El festejo por los 30 años de democracia se ha transformado en un velorio. Saqueos, muerte, pobreza, narcotráfico, inflación. Todos contra todos, sin nadie que ponga orden. Miles de argentinos en las villas viven como si la ley no existiera: realmente ahí no existe. Ni la ley, ni el Estado. La educación y los servicios son malos, el dinero escasea. La droga y la violencia abundan. En medio del conflicto, la clase media sufre.
El miedo al castigo -el más primitivo de los controles sociales- es inexistente. Comerciantes que se defienden como pueden. La falta de policía ha demostrado que las reglas de convivencia son débiles y puedan quebrarse ante cualquier amenaza.
Una década ganada en derechos, se escucha. Un Estado presente. Dos eslóganes que hacen mal.
¿Por qué? Porque hemos mal entendido la idea de los derechos. Pensando todo en términos de derechos, quizás nos hemos vuelto individualistas. Cuando el otro, el del costado, tiene un problema, miramos para otro lado. Total, no soy yo quien lo tiene que ayudar. Para eso está el Estado. Y así, en el anonimato colectivo, hemos mirado sin ver como crecían la pobreza y la marginación.
Sin embargo, como decía el poeta, ningún hombre es una isla. Y la primera parte de la sentencia de Ortega y Gasset, “yo soy yo y mis circunstancias”, cada día reclama su olvidado remate; ese que reza: “y si no las salvo a ellas, no me salvo yo”.
La idea de los derechos humanos es una gran conquista para todos. Ahora bien, precisamente, se conquistan, se merecen. Se lucha por ellos. Se necesita que el Estado los respete y los promueva. Esto es fundamental para lograr un cambio sistémico. Pero cada uno de nosotros está llamado, personalmente, a trabajar por ellos.
Desde la sociedad civil y el Estado, estos 30 años reclaman que nos involucremos más.

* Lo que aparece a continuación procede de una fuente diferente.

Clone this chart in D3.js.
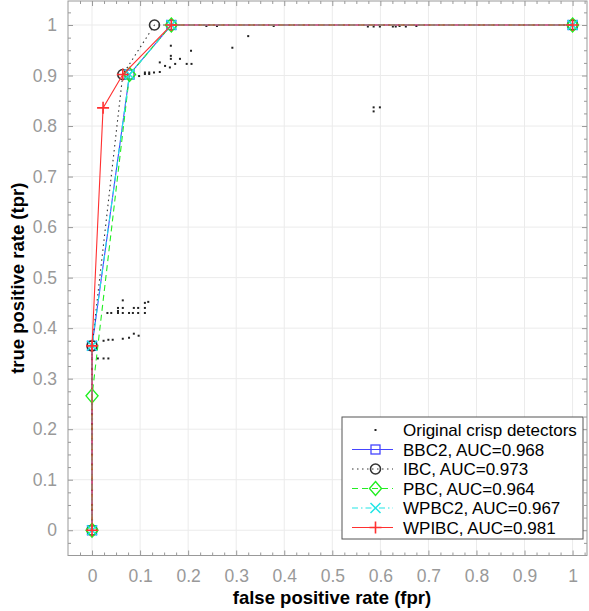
<!DOCTYPE html>
<html>
<head>
<meta charset="utf-8">
<script src="https://cdn.jsdelivr.net/npm/d3@7"></script>
<style>
  body { margin: 0; background: #fff; }
  svg { font-family: "Liberation Sans", Arial, sans-serif; }
</style>
</head>
<body>
<svg id="chart" width="589" height="611"></svg>
<script>
// ROC points per method
var bbc2Fpr  = [0, 0, 0.078, 0.165, 1];
var bbc2Tpr  = [0, 0.365, 0.902, 1, 1];
var ibcFpr   = [0, 0, 0.064, 0.13, 1];
var ibcTpr   = [0, 0.365, 0.902, 1, 1];
var pbcFpr   = [0, 0, 0.078, 0.165, 1];
var pbcTpr   = [0, 0.266, 0.902, 1, 1];
var wpbc2Fpr = [0, 0, 0.078, 0.165, 1];
var wpbc2Tpr = [0, 0.365, 0.902, 1, 1];
var wpibcFpr = [0, 0, 0.023, 0.064, 0.165, 1];
var wpibcTpr = [0, 0.365, 0.836, 0.902, 1, 1];

// original crisp detectors (scatter)
var crispFpr = [0,0,0,0,0,0,0,0,0,0,0,0,0,0,0,0,0,0,0,0,
  0.012,0.024,0.034, 0.024,0.034,0.043,0.064,0.077,0.087,0.097,
  0.032,0.040,0.054,0.054,0.054,0.064,0.064,0.064,0.077,0.085,0.087,0.096,0.096,0.110,0.110,0.110,0.117,
  0.098,0.110,0.119,0.129,0.141,0.152,0.162,0.173,0.183,0.197,0.207,0.141,0.164,0.164,0.164,0.206,0.119,0.110,
  0.238,0.260,0.292,0.325,0.378,0.574,0.586,0.599,0.626,0.632,0.640,0.653,0.675,0.586,0.599,0.586];
var crispTpr = [0.02,0.04,0.05,0.08,0.10,0.13,0.15,0.17,0.18,0.19,0.20,0.21,0.22,0.23,0.25,0.28,0.30,0.32,0.34,0.355,
  0.340,0.340,0.340, 0.375,0.377,0.377,0.379,0.381,0.389,0.385,
  0.430,0.430,0.440,0.434,0.430,0.455,0.440,0.430,0.430,0.430,0.440,0.440,0.430,0.450,0.440,0.430,0.452,
  0.899,0.903,0.903,0.906,0.907,0.919,0.916,0.923,0.933,0.923,0.923,0.926,0.959,0.939,0.933,0.949,0.906,0.906,
  0.998,0.998,0.955,0.978,0.998,0.997,0.997,0.997,0.997,0.997,0.998,0.997,0.998,0.837,0.837,0.829];

var xTicks = [0,0.1,0.2,0.3,0.4,0.5,0.6,0.7,0.8,0.9,1];
var yTicks = [0,0.1,0.2,0.3,0.4,0.5,0.6,0.7,0.8,0.9,1];
var legendLabels = ["Original crisp detectors", "BBC2, AUC=0.968", "IBC, AUC=0.973",
  "PBC, AUC=0.964", "WPBC2, AUC=0.967", "WPIBC, AUC=0.981"];

var svg = d3.select("#chart");
var MARGINS = {left: 68, right: 2, top: 1, bottom: 55.5};
var WIDTH = 589, HEIGHT = 611;

var xScale = d3.scaleLinear().domain([-0.05, 1.03]).range([MARGINS.left, WIDTH - MARGINS.right]);
var yScale = d3.scaleLinear().domain([-0.05, 1.0475]).range([HEIGHT - MARGINS.bottom, MARGINS.top]);

var x0 = xScale.range()[0], x1 = xScale.range()[1];
var y0 = yScale.range()[0], y1 = yScale.range()[1];

// grid
var grid = svg.append("g");
xTicks.forEach(function(t){
  grid.append("line").attr("x1", xScale(t)).attr("x2", xScale(t)).attr("y1", y0).attr("y2", y1)
    .attr("stroke", "#ebebeb").attr("stroke-width", 1);
});
yTicks.forEach(function(t){
  grid.append("line").attr("y1", yScale(t)).attr("y2", yScale(t)).attr("x1", x0).attr("x2", x1)
    .attr("stroke", "#ebebeb").attr("stroke-width", 1);
});

// axes with inward ticks on all sides
var minorX = d3.range(-0.025, 1.03, 0.025).filter(function(v){ return Math.abs(Math.round(v*10) - v*10) > 0.01; });
var minorY = d3.range(-0.025, 1.048, 0.025).filter(function(v){ return Math.abs(Math.round(v*10) - v*10) > 0.01; });

function styleAxis(g){
  g.select(".domain").remove();
  g.selectAll(".tick line").attr("stroke", "#999");
}
svg.append("g").attr("transform", "translate(0," + y0 + ")")
  .call(d3.axisBottom(xScale).tickValues(xTicks).tickSizeInner(-5).tickSizeOuter(0).tickPadding(14).tickFormat(d3.format("")))
  .call(styleAxis)
  .selectAll("text").attr("fill", "#999").style("font-size", "17.5px");
svg.append("g").attr("transform", "translate(0," + y0 + ")")
  .call(d3.axisBottom(xScale).tickValues(minorX).tickSize(-3).tickFormat(""))
  .call(styleAxis);
svg.append("g").attr("transform", "translate(0," + y1 + ")")
  .call(d3.axisTop(xScale).tickValues(xTicks).tickSize(-5).tickFormat(""))
  .call(styleAxis);
svg.append("g").attr("transform", "translate(0," + y1 + ")")
  .call(d3.axisTop(xScale).tickValues(minorX).tickSize(-3).tickFormat(""))
  .call(styleAxis);
svg.append("g").attr("transform", "translate(" + x0 + ",0)")
  .call(d3.axisLeft(yScale).tickValues(yTicks).tickSizeInner(-5).tickSizeOuter(0).tickPadding(11).tickFormat(d3.format("")))
  .call(styleAxis)
  .selectAll("text").attr("fill", "#999").style("font-size", "17.5px");
svg.append("g").attr("transform", "translate(" + x0 + ",0)")
  .call(d3.axisLeft(yScale).tickValues(minorY).tickSize(-3).tickFormat(""))
  .call(styleAxis);
svg.append("g").attr("transform", "translate(" + x1 + ",0)")
  .call(d3.axisRight(yScale).tickValues(yTicks).tickSize(-5).tickFormat(""))
  .call(styleAxis);
svg.append("g").attr("transform", "translate(" + x1 + ",0)")
  .call(d3.axisRight(yScale).tickValues(minorY).tickSize(-3).tickFormat(""))
  .call(styleAxis);

// frame
svg.append("rect").attr("x", x0).attr("y", y1).attr("width", x1 - x0).attr("height", y0 - y1)
  .attr("fill", "none").attr("stroke", "#999").attr("stroke-width", 1);

// crisp detector dots
svg.append("g").selectAll("rect").data(crispFpr).enter().append("rect")
  .attr("x", function(d){ return xScale(d) - 1; })
  .attr("y", function(d, i){ return yScale(crispTpr[i]) - 1; })
  .attr("width", 2).attr("height", 2).attr("fill", "#222");

// series
var series = [
  {fpr: bbc2Fpr, tpr: bbc2Tpr, color: "#4545ff", dash: null, marker: "square"},
  {fpr: ibcFpr, tpr: ibcTpr, color: "#333", dash: "1.5,3.5", marker: "circle"},
  {fpr: pbcFpr, tpr: pbcTpr, color: "#22ee22", dash: "6,4", marker: "diamond"},
  {fpr: wpbc2Fpr, tpr: wpbc2Tpr, color: "#22e5e5", dash: "6,3,1.5,3", marker: "x"},
  {fpr: wpibcFpr, tpr: wpibcTpr, color: "#ff3030", dash: null, marker: "plus"}
];

function drawMarker(g, type, cx, cy, color){
  if (type === "square") {
    g.append("rect").attr("x", cx - 4.5).attr("y", cy - 4.5).attr("width", 9).attr("height", 9)
      .attr("fill", "none").attr("stroke", color).attr("stroke-width", 1.3);
  } else if (type === "circle") {
    g.append("circle").attr("cx", cx).attr("cy", cy).attr("r", 5)
      .attr("fill", "none").attr("stroke", color).attr("stroke-width", 1.6);
  } else if (type === "diamond") {
    g.append("path").attr("d", "M" + cx + "," + (cy - 7) + "L" + (cx + 6) + "," + cy + "L" + cx + "," + (cy + 7) + "L" + (cx - 6) + "," + cy + "Z")
      .attr("fill", "none").attr("stroke", color).attr("stroke-width", 1.4);
  } else if (type === "x") {
    g.append("path").attr("d", "M" + (cx - 5) + "," + (cy - 5) + "L" + (cx + 5) + "," + (cy + 5) + "M" + (cx + 5) + "," + (cy - 5) + "L" + (cx - 5) + "," + (cy + 5))
      .attr("stroke", color).attr("stroke-width", 1.5);
  } else if (type === "plus") {
    g.append("path").attr("d", "M" + (cx - 6) + "," + cy + "L" + (cx + 6) + "," + cy + "M" + cx + "," + (cy - 6) + "L" + cx + "," + (cy + 6))
      .attr("stroke", color).attr("stroke-width", 1.6);
  }
}

var lineGen = d3.line();
series.forEach(function(s){
  var g = svg.append("g");
  var pts = s.fpr.map(function(f, i){ return [xScale(f), yScale(s.tpr[i])]; });
  g.append("path").attr("d", lineGen(pts)).attr("fill", "none")
    .attr("stroke", s.color).attr("stroke-width", 1.1)
    .attr("stroke-dasharray", s.dash);
  pts.forEach(function(p){ drawMarker(g, s.marker, p[0], p[1], s.color); });
});

// legend
var lg = svg.append("g");
var lgX = 342, lgY = 417, lgW = 241, lgH = 122;
lg.append("rect").attr("x", lgX).attr("y", lgY).attr("width", lgW).attr("height", lgH)
  .attr("fill", "#fff").attr("stroke", "#555").attr("stroke-width", 1);
legendLabels.forEach(function(label, i){
  var cy = lgY + 13 + i * 19.5;
  if (i === 0) {
    lg.append("rect").attr("x", 374.5).attr("y", cy - 1).attr("width", 2).attr("height", 2).attr("fill", "#222");
  } else {
    var s = series[i - 1];
    lg.append("line").attr("x1", 352).attr("x2", 393).attr("y1", cy).attr("y2", cy)
      .attr("stroke", s.color).attr("stroke-width", 1.1).attr("stroke-dasharray", s.dash);
    drawMarker(lg, s.marker, 375.5, cy, s.color);
  }
  lg.append("text").attr("x", 403).attr("y", cy + 6).text(label)
    .style("font-size", "17px").attr("fill", "#000");
});

// axis titles
svg.append("text").attr("text-anchor", "middle")
  .attr("x", 332).attr("y", 604)
  .style("font-size", "18.5px").style("font-weight", "bold")
  .text("false positive rate (fpr)");
svg.append("text").attr("text-anchor", "middle")
  .attr("transform", "translate(24," + ((y0 + y1) / 2) + ") rotate(-90)")
  .style("font-size", "18.5px").style("font-weight", "bold")
  .text("true positive rate (tpr)");
</script>
</body>
</html>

Es tiempo de hacernos responsables de lo que está pasando. ¿Qué hay otros más responsables? Puede ser. La gran mayoría silenciosa de los argentinos trabajadores, donde sea que vivan, no tiene la mayor responsabilidad. Sin embargo, la hora reclama más compromiso. ¿O vamos a esperar qué nos saquen del pozo quienes al pozo nos empujaron?
Por eso, en este triste festejo, vaya un homenaje a aquellos que no han esperado las condiciones ideales para trabajar por los demás. La gente de Un techo para mi país, Abel Albino y Conin, Juan Carr y la Red Solidaria, el Banco de Alimentos. Los que enseñan a jugar al rugby en las cárceles, enseñando virtudes. Los curas villeros, muchos amenazados por los narcos. Esa gran mayoría de funcionarios y empleados estatales que ven su trabajo con vocación de servicio. Las millones de familias que en los momentos de crisis funcionan como el primer y más importante ministerio de vivienda, educación y salud. Los entrenadores deportivos que quitan horas a su descanso en montones de clubes a lo largo del país para educar a los chicos. Los jueces y fiscales que se toman la justicia en serio. Los miles de médicos y enfermeros que se afanan sin descanso, tantas veces sin siquiera lo mínimo. Los empresarios que generan trabajo digno. Ellos no han mirado para otro lado, ni han esperado a que otro se haga cargo. Han decidido intentar salvar las circunstancias, han escuchado que cuando las campanas suenan, doblan por todos. Y por eso, todos debemos comprometernos.
La cultura del encuentro de la que tanto habla el Papa Francisco se trata de ayudar al otro. Tal vez no podemos cambiar toda la situación, pero podemos cambiar una parte. Esa parte vale la pena.